Fates and Furies     Lauren Groff     (2015)

The characters Lotto and Mathilde, the protagonists in Fates and Furies, are not endearing to me. They are very tall and way too beautiful—a glamorous couple right from the day that they meet in 1991, when both are about to graduate from Vassar. I kept reading Fates and Furies out of weird fascination, or perhaps voyeurism, wanting to know what happens to these exceptionally gifted but egotistical and exploitative people.

The first 206 pages of the 390-page novel constitute the “fates” section, telling the story of Lotto’s early life and then his married life with Mathilde. Lotto’s given name is Lancelot, his father is Gawain, and his mother is Antoinette. Right there novelist Lauren Groff has set us her readers for high drama in the manner of Arthurian legend or French history. Lotto is born to wealth, but he’s disinherited upon his marriage to Mathilde, whom his mother disapproves of. He assumes the struggling actor role in New York, dependent upon Mathilde for sustenance, until, in a drunken stupor, he dashes off the first draft of a play. Behold! Lotto becomes an internationally acclaimed playwright. Mathilde continues to serve Lotto’s needs, handling the business side of his amazing career.

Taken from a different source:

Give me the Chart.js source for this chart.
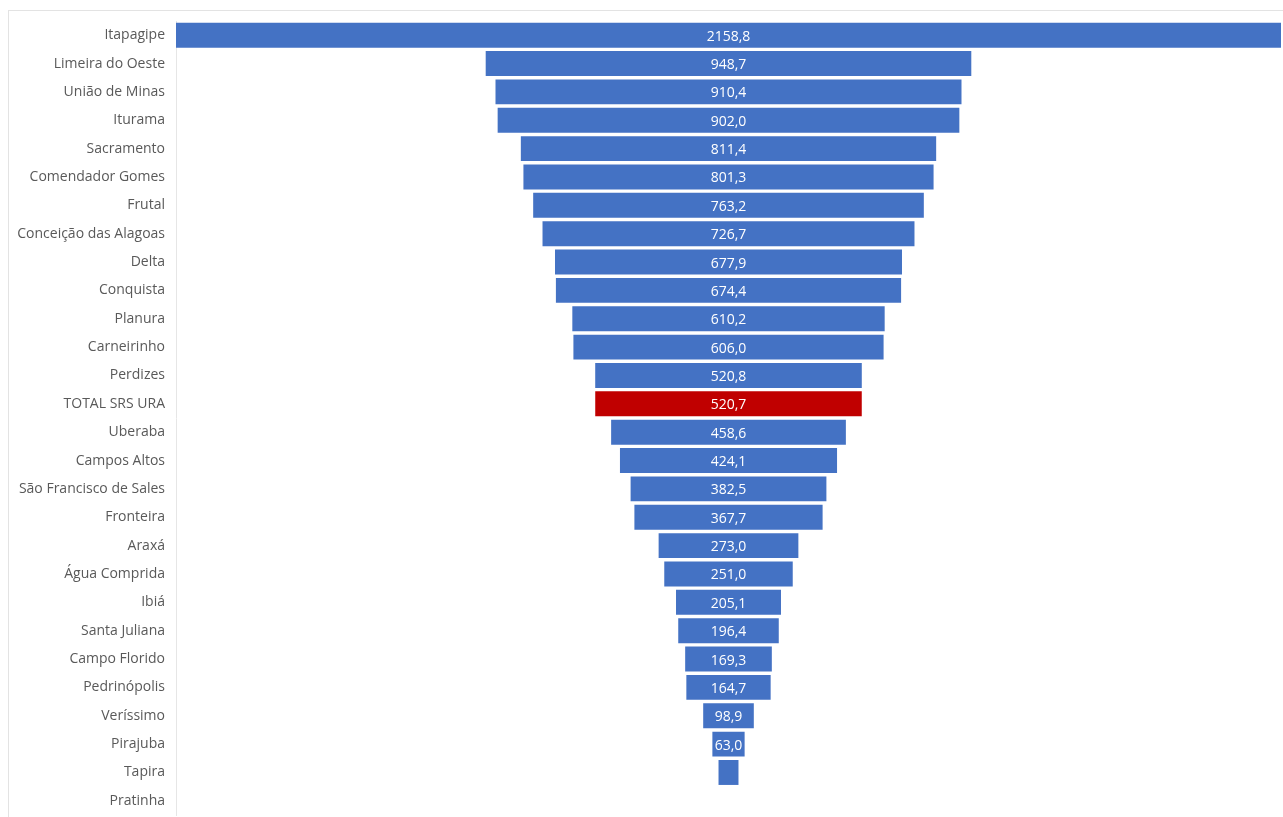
<!DOCTYPE html>
<html>
<head>
<meta charset="utf-8">
<script src="https://cdn.jsdelivr.net/npm/chart.js@4.4.1/dist/chart.umd.min.js"></script>
<style>
  html, body { margin: 0; padding: 0; background: #ffffff; overflow: hidden; }
  #frame { position: absolute; left: 8px; top: 10px; width: 1290px; height: 820px; border: 1px solid #e3e3e3; box-sizing: border-box; }
  #funnel { position: absolute; left: 0; top: 0; }
</style>
</head>
<body>
<div id="frame"></div>
<canvas id="funnel" width="1283" height="817"></canvas>
<script>
// Municipalities, ordered from largest to smallest value
const municipios = [
  "Itapagipe", "Limeira do Oeste", "União de Minas", "Iturama", "Sacramento",
  "Comendador Gomes", "Frutal", "Conceição das Alagoas", "Delta", "Conquista",
  "Planura", "Carneirinho", "Perdizes", "TOTAL SRS URA", "Uberaba",
  "Campos Altos", "São Francisco de Sales", "Fronteira", "Araxá", "Água Comprida",
  "Ibiá", "Santa Juliana", "Campo Florido", "Pedrinópolis", "Veríssimo",
  "Pirajuba", "Tapira", "Pratinha"
];
const valores = [
  2158.8, 948.7, 910.4, 902.0, 811.4,
  801.3, 763.2, 726.7, 677.9, 674.4,
  610.2, 606.0, 520.8, 520.7, 458.6,
  424.1, 382.5, 367.7, 273.0, 251.0,
  205.1, 196.4, 169.3, 164.7, 98.9,
  63.0, 39.0, 0
];
const destaque = "TOTAL SRS URA";

const AZUL = "#4472C4";
const VERMELHO = "#C00000";

// Each bar is centred on zero: [-v/2, +v/2]
const barras = valores.map(v => [-v / 2, v / 2]);
const cores = municipios.map(m => m === destaque ? VERMELHO : AZUL);
const metade = Math.max(...valores) / 2;

const fmt = v => v.toFixed(1).replace(".", ",");

// Value labels drawn in the middle of each bar when they fit
const rotulos = {
  id: "rotulos",
  afterDatasetsDraw(chart) {
    const ctx = chart.ctx;
    const meta = chart.getDatasetMeta(0);
    ctx.save();
    ctx.font = "14px 'Open Sans', sans-serif";
    ctx.fillStyle = "#ffffff";
    ctx.textAlign = "center";
    ctx.textBaseline = "middle";
    meta.data.forEach((bar, i) => {
      const v = valores[i];
      if (!v) return;
      const txt = fmt(v);
      const w = Math.abs(bar.x - bar.base);
      if (ctx.measureText(txt).width > w + 2) return;
      ctx.fillText(txt, (bar.x + bar.base) / 2, bar.y + 1.5);
    });
    ctx.restore();
  }
};

new Chart(document.getElementById("funnel"), {
  type: "bar",
  data: {
    labels: municipios,
    datasets: [{
      data: barras,
      backgroundColor: cores,
      borderWidth: 0,
      barPercentage: 0.88,
      categoryPercentage: 1.0
    }]
  },
  options: {
    indexAxis: "y",
    responsive: false,
    animation: false,
    layout: { padding: { top: 21, bottom: 2, left: 0, right: 2 } },
    plugins: {
      legend: { display: false },
      tooltip: { enabled: false }
    },
    scales: {
      x: {
        display: false,
        min: -metade,
        max: metade
      },
      y: {
        grid: { display: false, drawTicks: false },
        border: { display: true, color: "#e6e6e6", width: 1 },
        ticks: {
          color: "#595959",
          padding: 11,
          font: { family: "'Open Sans', sans-serif", size: 14 }
        },
        afterFit(scale) {
          scale.width = 176;
          // labels sit beside the bars, so no extra room above/below the rows
          scale.paddingTop = 0;
          scale.paddingBottom = 0;
        }
      }
    }
  },
  plugins: [rotulos]
});
</script>
</body>
</html>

With the shift to the “furies” section of the novel, readers get the seamier side of the couple’s story. We learn that Mathilde was born in France and named Aurélie. At age four, she was involved in an accident that killed her baby brother, so she was sent away to live with relatives, ending up in Pennsylvania with an uncle who is some sort of gangster. Many additional secrets about Mathilde are revealed in this half of the novel, putting her marriage to Lotto in a totally different light. I would note that the entire novel is written in third person, not first person, so it isn’t as if Groff is presenting the personal viewpoint of Lotto (“fates”) and then the personal viewpoint of Mathilde (“furies”).

I found the revelations in the second half of the novel oddly disconcerting, feeling that I’d been cheated of information when I was reading the first half of the novel. I did keep reading, however, to the end, drawn in by Groff’s intensity of language, astonishing metaphors, and brisk narrative pace. A couple of examples:

“The women around her were phantom people. Skin taut on their faces. Taking three nibbles of the chef’s fine food and declaring themselves full. Jangling with platinum and diamonds. Abscesses of self.” (341)

“It occurred to her then that life was conical in shape, the past broadening beyond the sharp point of the lived moment. The more life you had, the more the base expanded, so that the wounds and treasons that were nearly imperceptible when they happened stretched like tiny dots on a balloons lowly blown up. A speck on the slender child grows into a gross deformity in the adult, inescapable, ragged at the edges.” (354)

Fates and Furies was the book that President Obama named as his favorite novel of 2015. I speculate that the novel provided him some insights into how an intelligent, supportive spouse can help the career of a similarly intelligent person, as the two marital partners navigate the difficult shoals of power and fame. But I do hope that Obama’s marriage is working better than the one that this novel depicts!